Because that's what it's all about. People can always hear your music. You got the intestinal fortitude you can get just about any gig once. And the intestinal fortitude comes from having indisputably good music. And people can buy it or you can give it to them. And if it's really good and distinctive people will like it. That's all it takes. We've all heard some suckoff music, you know?
There's no point in suckoff music. There's no point in bad dirt piles. There's no point in crappy models that look like ass. Some day I'm going to write something so beautiful and elemental that dogs and cats will get up on their hind feet and do The Scrunge when they hear it. Wars will end and long-trapped testes will descend to a great hue and cry.
Either that or I'll croak. We'll see, huh? We'll just have to god damn fucking see.
4 Comments:
Nice slice Bobby.
You already know this, but the trick of retrospective perspective is to shift the reason from fame to flame. You are a musician. Musician's live music. Compose it. Arrange it. Record it. Perform it. Hear it in your head when you are at a traffic light and some machine at the roadside is idleing to a pattern - ratta tat a tat-tat / ratta tat a tat-tat and you start rocking in your car hearing the bass part you'd play.

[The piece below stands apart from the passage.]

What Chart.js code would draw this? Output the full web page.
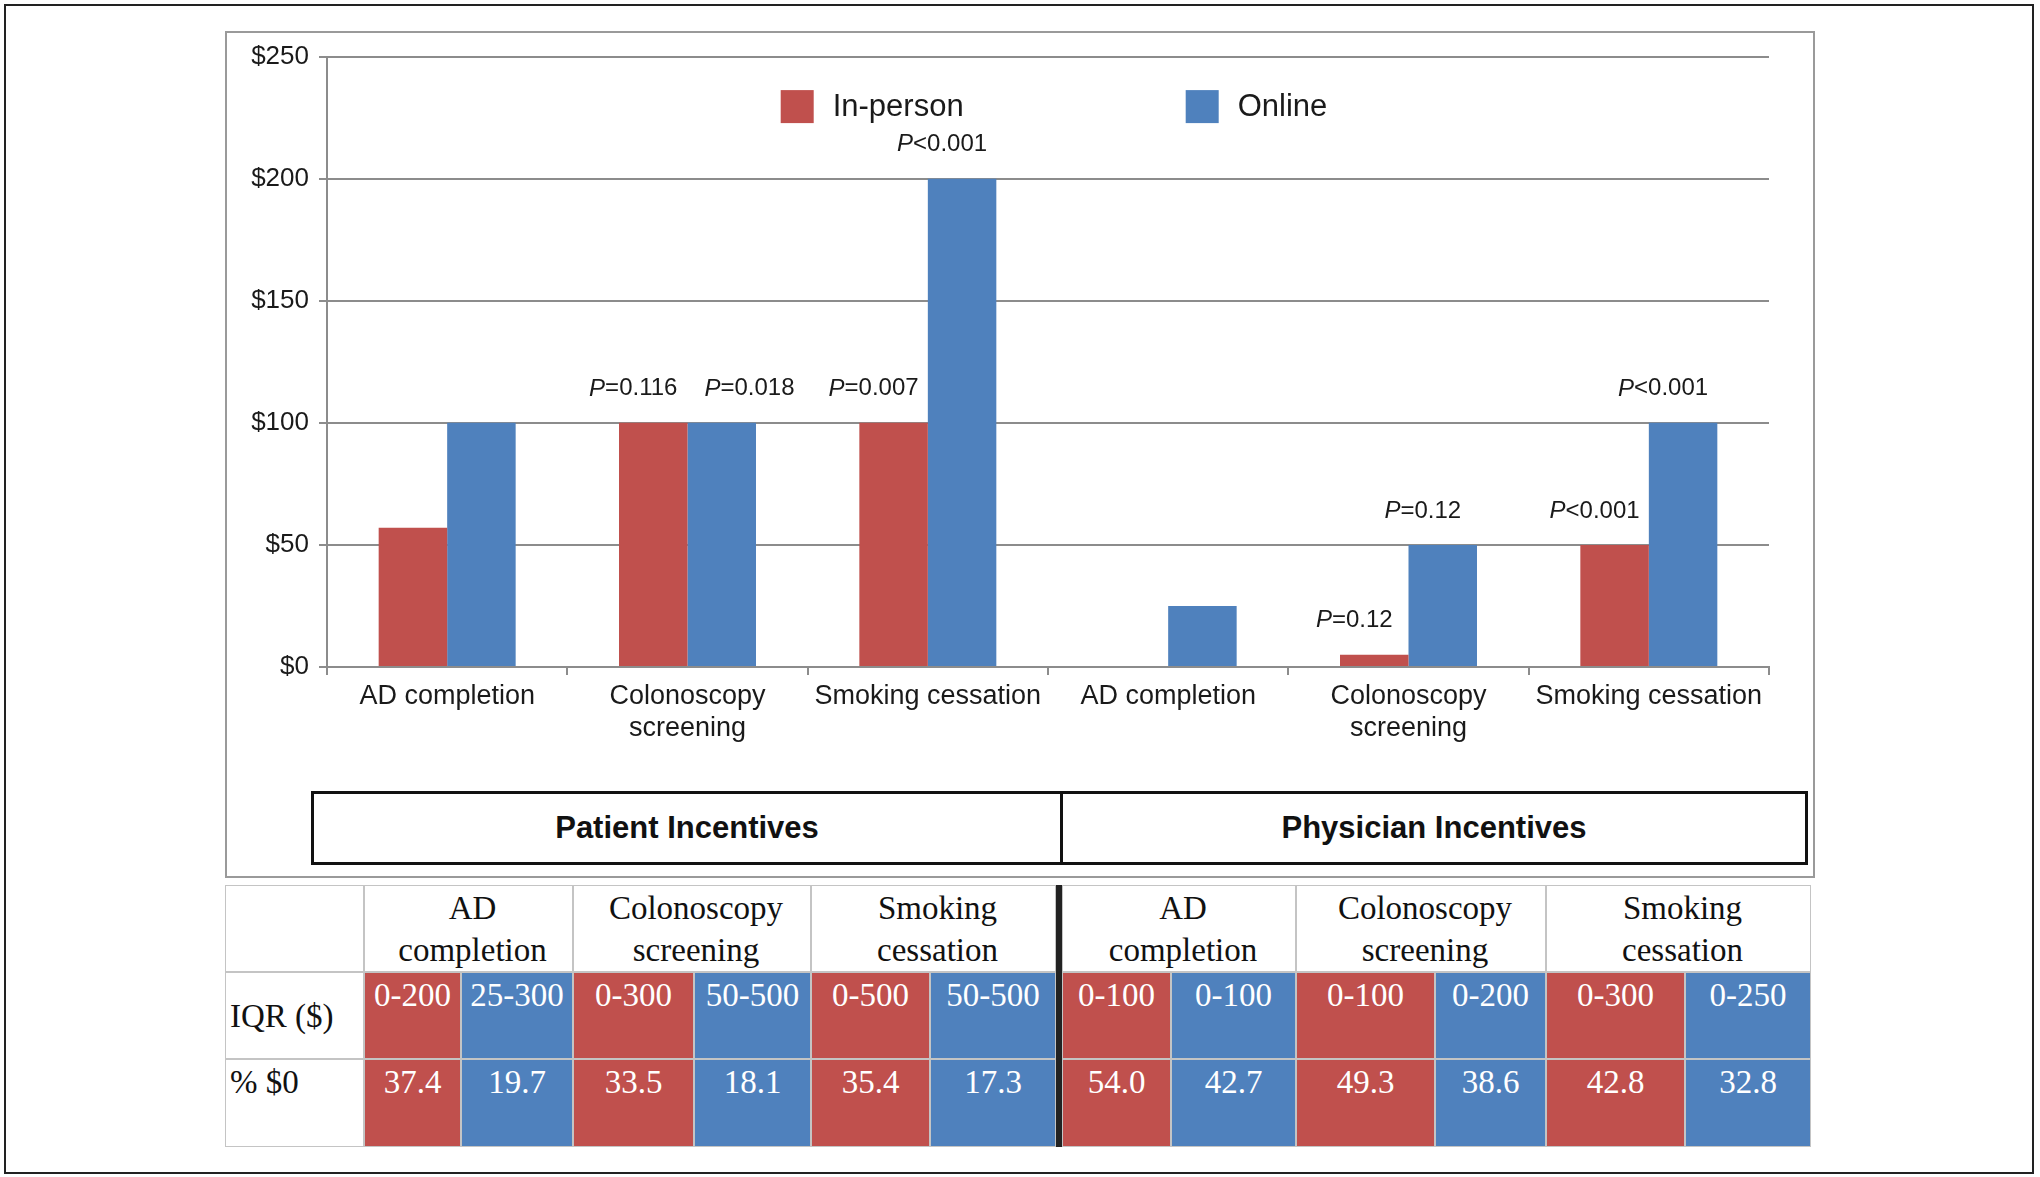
<!DOCTYPE html>
<html>
<head>
<meta charset="utf-8">
<script src="https://cdn.jsdelivr.net/npm/chart.js@4.4.1/dist/chart.umd.min.js"></script>
<style>
  html, body { margin: 0; padding: 0; background: #fff; }
  body { width: 2040px; height: 1177px; position: relative; overflow: hidden; font-family: 'Liberation Sans', Arial, sans-serif; }
  #outer { position: absolute; left: 4px; top: 4px; width: 2030px; height: 1170px; border: 2px solid #222; box-sizing: border-box; }
  #frame { position: absolute; left: 225px; top: 31px; width: 1590px; height: 847px; border: 2px solid #9a9a9a; box-sizing: border-box; }
  #chartBox { position: absolute; left: 225px; top: 31px; width: 1590px; height: 760px; }
  #groups { position: absolute; left: 311px; top: 791px; width: 1497px; height: 74px; border: 3px solid #111; box-sizing: border-box; display: flex; }
  .grp { display: flex; align-items: center; justify-content: center; font-weight: bold; font-size: 31px; color: #111; box-sizing: border-box; }
  #table { position: absolute; left: 225px; top: 885px; display: grid; font-family: 'Liberation Serif', 'Times New Roman', serif; font-size: 33px; }
  .cell { box-sizing: border-box; border: 1px solid #c4c4c4; }
  .head { background: #fff; color: #111; display: flex; flex-direction: column; align-items: center; justify-content: center; line-height: 42px; padding-left: 8px; }
  .val { color: #fff; text-align: center; padding-top: 3px; line-height: 38px; }
  .lab { background: #fff; color: #111; padding-left: 4px; line-height: 38px; }
</style>
</head>
<body>
<div id="outer"></div>
<div id="frame"></div>
<div id="chartBox"><canvas id="incentive-chart"></canvas></div>
<div id="groups"></div>
<div id="table"></div>
<script>
// chart values
const categories = [['AD completion'], ['Colonoscopy', 'screening'], ['Smoking cessation'],
                    ['AD completion'], ['Colonoscopy', 'screening'], ['Smoking cessation']];
const groups = ['Patient Incentives', 'Physician Incentives'];
const seriesNames = ['In-person', 'Online'];
const inPerson = [57, 100, 100, 0, 5, 50];
const online = [100, 100, 200, 25, 50, 100];
const pInPerson = [null, '=0.116', '=0.007', null, '=0.12', '<0.001'];
const pOnline = [null, '=0.018', '<0.001', null, '=0.12', '<0.001'];
const yTicks = [0, 50, 100, 150, 200, 250];

// table values
const tableHeaders = [['AD', 'completion'], ['Colonoscopy', 'screening'], ['Smoking', 'cessation'],
                      ['AD', 'completion'], ['Colonoscopy', 'screening'], ['Smoking', 'cessation']];
const rowLabels = ['IQR ($)', '% $0'];
const iqrInPerson = ['0-200', '0-300', '0-500', '0-100', '0-100', '0-300'];
const iqrOnline = ['25-300', '50-500', '50-500', '0-100', '0-200', '0-250'];
const zeroInPerson = ['37.4', '33.5', '35.4', '54.0', '49.3', '42.8'];
const zeroOnline = ['19.7', '18.1', '17.3', '42.7', '38.6', '32.8'];

const RED = '#c0504d';
const BLUE = '#4f81bd';
const GRID = '#8c8c8c';
const FAMILY = "'Liberation Sans', Arial, sans-serif";

// P-value labels above the bars
const pLabelPlugin = {
    id: 'pLabels',
    afterDatasetsDraw(chart, args, opts) {
        const ctx = chart.ctx;
        ctx.save();
        ctx.fillStyle = '#1a1a1a';
        ctx.textBaseline = 'middle';
        ctx.textAlign = 'left';
        const n = chart.data.labels.length;
        for (let i = 0; i < n; i++) {
            let prev = null;
            chart.data.datasets.forEach((ds, di) => {
                const txt = ds.pLabels[i];
                if (!txt) return;
                const bar = chart.getDatasetMeta(di).data[i];
                ctx.font = `italic ${opts.size}px ${FAMILY}`;
                const wP = ctx.measureText('P').width;
                ctx.font = `${opts.size}px ${FAMILY}`;
                const wR = ctx.measureText(txt).width;
                const w = wP + wR;
                const y = bar.y - opts.lift;
                let left = bar.x + opts.shift - w / 2;
                if (prev && Math.abs(prev.y - y) < opts.size && left < prev.right + opts.gap) {
                    left = prev.right + opts.gap;
                }
                ctx.font = `italic ${opts.size}px ${FAMILY}`;
                ctx.fillText('P', left, y);
                ctx.font = `${opts.size}px ${FAMILY}`;
                ctx.fillText(txt, left + wP, y);
                prev = { y: y, right: left + w };
            });
        }
        ctx.restore();
    }
};

// legend drawn inside the plot area
const topLegendPlugin = {
    id: 'topLegend',
    afterDraw(chart, args, opts) {
        const { ctx, chartArea } = chart;
        const sets = chart.data.datasets;
        ctx.save();
        ctx.font = `${opts.size}px ${FAMILY}`;
        const lastW = ctx.measureText(sets[sets.length - 1].label).width;
        const total = opts.spacing * (sets.length - 1) + opts.box + opts.gap + lastW;
        let x = (chartArea.left + chartArea.right) / 2 - total / 2 + opts.offsetX;
        const y = chartArea.top + opts.offsetY;
        sets.forEach(ds => {
            ctx.fillStyle = ds.backgroundColor;
            ctx.fillRect(x, y - opts.box / 2, opts.box, opts.box);
            ctx.fillStyle = '#1a1a1a';
            ctx.textBaseline = 'middle';
            ctx.fillText(ds.label, x + opts.box + opts.gap, y + 1);
            x += opts.spacing;
        });
        ctx.restore();
    }
};

Chart.defaults.font.family = FAMILY;
Chart.defaults.color = '#1a1a1a';

const ctx = document.getElementById('incentive-chart').getContext('2d');
window.incentiveChart = new Chart(ctx, {
    type: 'bar',
    data: {
        labels: categories,
        datasets: [{
            label: seriesNames[0],
            data: inPerson,
            pLabels: pInPerson,
            backgroundColor: RED,
            categoryPercentage: 0.57,
            barPercentage: 1.0
        }, {
            label: seriesNames[1],
            data: online,
            pLabels: pOnline,
            backgroundColor: BLUE,
            categoryPercentage: 0.57,
            barPercentage: 1.0
        }]
    },
    options: {
        responsive: true,
        maintainAspectRatio: false,
        animation: false,
        devicePixelRatio: 1,
        layout: { padding: { left: 0, right: 46, top: 16, bottom: 24 } },
        plugins: {
            legend: { display: false },
            tooltip: { enabled: false },
            pLabels: { size: 24, lift: 34, shift: -20, gap: 27 },
            topLegend: { size: 31, box: 33, gap: 19, spacing: 405, offsetY: 50, offsetX: 6 }
        },
        scales: {
            x: {
                offset: true,
                grid: { display: true, drawOnChartArea: false, drawTicks: true, tickLength: 8, color: GRID, lineWidth: 2 },
                border: { display: true, color: GRID, width: 2 },
                ticks: { font: { size: 27 }, padding: 5, maxRotation: 0, autoSkip: false, color: '#1a1a1a' },
                afterFit: (scale) => { scale.height = 100; }
            },
            y: {
                min: 0,
                max: 250,
                afterBuildTicks: (scale) => { scale.ticks = yTicks.map(v => ({ value: v })); },
                grid: { color: GRID, lineWidth: 2, tickLength: 8, drawTicks: true },
                border: { display: true, color: GRID, width: 2 },
                ticks: { font: { size: 26 }, padding: 10, color: '#1a1a1a', callback: (v) => '$' + v },
                afterFit: (scale) => { scale.width = 102; }
            }
        }
    },
    plugins: [pLabelPlugin, topLegendPlugin]
});

// group box under the axis
const groupBox = document.getElementById('groups');
const groupWidths = [749, 742];
groups.forEach((g, i) => {
    const d = document.createElement('div');
    d.className = 'grp';
    d.style.width = groupWidths[i] + 'px';
    if (i === 0) d.style.borderRight = '3px solid #111';
    d.textContent = g;
    groupBox.appendChild(d);
});

// IQR table
const colWidths = [139, 97, 112, 121, 117, 119, 126, 6, 109, 125, 139, 111, 139, 126];
const table = document.getElementById('table');
table.style.gridTemplateColumns = colWidths.map(w => w + 'px').join(' ');
table.style.gridTemplateRows = '87px 87px 88px';

function addCell(cls, col, row, span, content, bg) {
    const c = document.createElement('div');
    c.className = 'cell ' + cls;
    c.style.gridColumn = col + ' / span ' + span;
    c.style.gridRow = String(row);
    if (bg) c.style.background = bg;
    if (Array.isArray(content)) {
        content.forEach(line => {
            const s = document.createElement('div');
            s.textContent = line;
            c.appendChild(s);
        });
    } else {
        c.textContent = content;
    }
    table.appendChild(c);
    return c;
}

function colFor(k) { return 2 + k * 2 + (k >= 3 ? 1 : 0); }

addCell('lab', 1, 1, 1, '');
tableHeaders.forEach((h, k) => addCell('head', colFor(k), 1, 2, h));

const iqrLab = addCell('lab', 1, 2, 1, rowLabels[0]);
iqrLab.style.display = 'flex';
iqrLab.style.alignItems = 'center';
const zeroLab = addCell('lab', 1, 3, 1, rowLabels[1]);
zeroLab.style.paddingTop = '3px';

[[iqrInPerson, iqrOnline], [zeroInPerson, zeroOnline]].forEach((pair, r) => {
    for (let k = 0; k < 6; k++) {
        addCell('val', colFor(k), r + 2, 1, pair[0][k], RED);
        addCell('val', colFor(k) + 1, r + 2, 1, pair[1][k], BLUE);
    }
});

const divider = document.createElement('div');
divider.style.gridColumn = '8';
divider.style.gridRow = '1 / span 3';
divider.style.background = '#222';
table.appendChild(divider);
</script>
</body>
</html>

You did it then. You do it now.
Get a move on, Bobby. These testes have gotta descend someday
*arranges underpants*
qxsda - like Asda, but the checkout queues are shorter
I suddenly find that I'm thinking about some of the same things and in the same way as Bobby Lightfoot. And that's good.
Plenty o' bad around already.
pxriip - Damn! Split my pants!
You know that part in "Finding Nemo" when they're really down deep and they see that light and get all gushy over it? And behind the light is a set of jaws on one of the ugliest mutherfugging carnivores you can imagine and they're just big enough to crush your entire body with one nasty snap? That's what you end up seeing in front of you when you stop building the dirt piles cause they're fun and start building them for somebody's wet dream. One of those lights with the jaws behind it.
Been there. Got blinded by the light and scratched by the jaws and I'm still here to tell the story. But I'll never go down that deep again, man. There's only muck rakers and bottom dwellers down there.
Only one reason to write - cause you can't not write. Only one reason to play - cause you can't not play.
Stay away from the light, Bobby.
And stay away from that Behrenger shit.